Нервное оживление Марии-Антуанетты, бесконечные капризы, кризисы ее ложной власти — все это скрывало ужасное разочарование и пустоту. Королеву часто охватывала ужасная тоска, это была ностальгия. Она чувствовала ее даже в обществе, мечтала снова увидеть Вену, свою мать, братьев, сестер… Она едва удержалась от слез, когда узнала, что граф и графиня Прованские уезжают в Шамбери. И Мария-Жозефина проведет целых две недели вместе со своей семьей — по случаю свадьбы младшей сестры Людовика XVI с принцем Пьемонтским. «Как это ни ужасно, но я не могу даже надеяться на подобное счастье», — писала королева матери.
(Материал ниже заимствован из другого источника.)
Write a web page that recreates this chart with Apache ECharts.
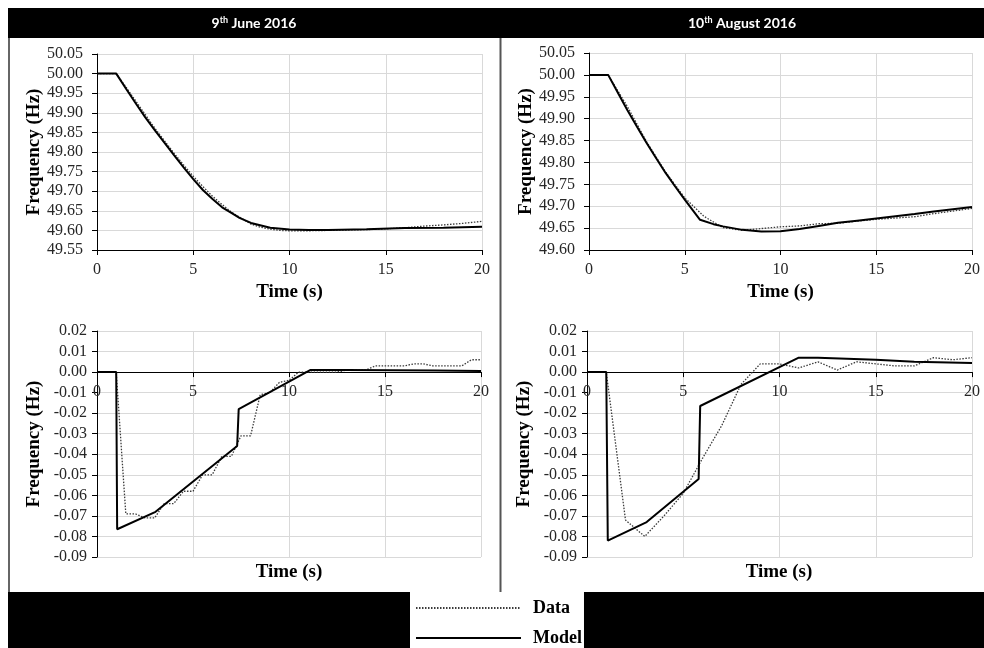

Ей довелось лишь увидеть своего брата Фердинанда, когда тот приезжал на несколько дней вместе с женой. «Разлука слишком дорого мне обходится. От подобных мыслей на меня нападают тоска и отчаяние, особенно когда я думаю о моей родине», — снова пишет она императрице. Австрия по-прежнему оставалась родиной для французской королевы, которая оставила там все свои детские мечты, существование, такое тихое и безмятежное, покой, который охраняла бдительная мать-императрица. Вена с императрицей и императором казалась ей сейчас убежищем от всех ненастий и кошмаров. В Версале Мария-Антуанетта не обрела второй семьи и после смерти Людовика XV не знала, где найти защиту и поддержку, в которых она так нуждалась. Ей никак не удавалось испытать хоть какое-нибудь глубокое чувство к своему супругу. Временами она с трудом могла выносить его как короля и монарха. Тем не менее женщина должна, по существующей этике, первой подчиниться ему и принимать его таким каким он был. Так-то оно и было, но ценой каких же больших разочарований. Увы, она видела в своем муже лишь «бедолагу», который не способен сделать ее настоящей женщиной, а здесь, во Франции, означало, кроме того, и продолжательницей рода Бурбонов. В общем, неспособность Людовика XVI быть мужчиной еще больше подталкивала завыть от ностальгии по родной Вене.